Maybe you’d like to spend some meaningful time in one of these gorgeous buildings? Even if you can’t afford to buy one and don’t have any wealthy friends, you can always book a night at an inn. (You might still need that wealthy friend for some of these, though.)
In addition to being lovely places to spend a some relaxing time, many of the inns (called “ryokan” in Japanese) are settled in the country and often have accompanying hot springs. A favorite destination for many over the various annual holidays, these inns are somewhat pricey, with the average cost per night being about 8,000 yen (about US$84) for two people. Of course, that’s not including the cost of getting out there for city-dwellers, so don’t forget to factor train fare into your budget.
The inn pictured here is called Momosean (Japanese language only) and is located in Kouchi Prefecture in Shikoku, an island just off the mainland of Japan. They’re one of the most popular in the area, and offer sunken hearths and goemonburo, bathtubs heated from directly underneath.

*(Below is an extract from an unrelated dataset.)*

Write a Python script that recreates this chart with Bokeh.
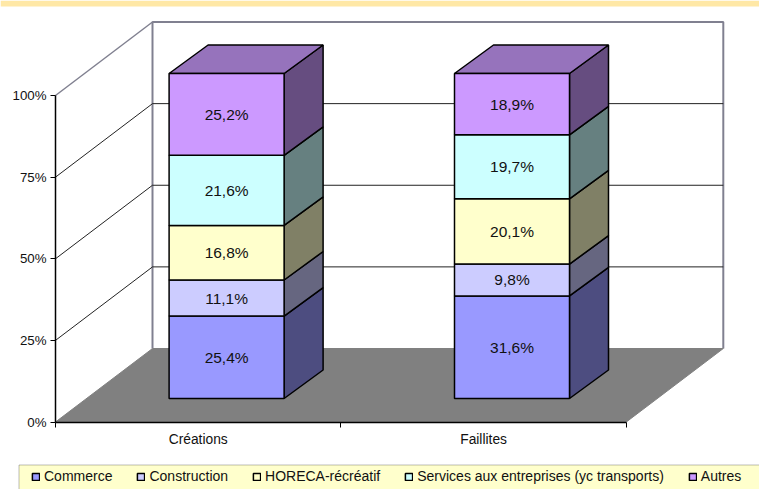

The inn pictured below is named Kominka no Yado Nakasato (or, roughly, “Traditional House Inn Nakasato”) and is located in Fukushima. The inn has over a hundred years of history and a simply marvelous garden, and guests can stay for 7,000 yen (about $73) a night in the off season and 8,000 yen during the high season. It should be noted that heating will cost you an extra 3,000 yen, if it’s necessary.
The inn also boasts of the sightseeing possibilities nearby, including these love cherry trees in Natsui and the 1,2000-year-old cedar trees at Suwa Shrine.
And in Hyogo Prefecture, close to Osaka, you can find Maruyama Village. The actual structure is 150 years old, though the amenities, furniture, and fixtures have a very modern feel to them, as can be seen in the photos below. And the inn commands a steep price at 36,000 yen (about $378) per person for two people, with the price going down with more guests. Still, they seem to have a lot of repeat customers, so we can only assume that they’re doing something right!
So, now that you’ve seen all these wonderful buildings, you’re probably wondering what sparked this resurgence.
Obviously, for many, it’s simply a matter of preserving traditional Japanese culture. But for others, these kind of “back-to-basics” buildings represent a movement towards an ecological lifestyle. Not only do they use less electricity (partly because they’re usually furnished with fewer electric devices), but they also foster a feeling of closeness with nature.
And, considering how long-lasting these homes are, it’s easy to imagine that, with proper maintenance, they reduce the need for massive construction projects. This in turn could lead to reduced carbon footprints and (one would hope) less excessive logging. That said, it’s hard to imagine that a few of these houses (since they are ultimately quite cost prohibitive) will result directly in a more ecologically friendly society. But their quiet beauty can certainly inspire us towards that lofty goal.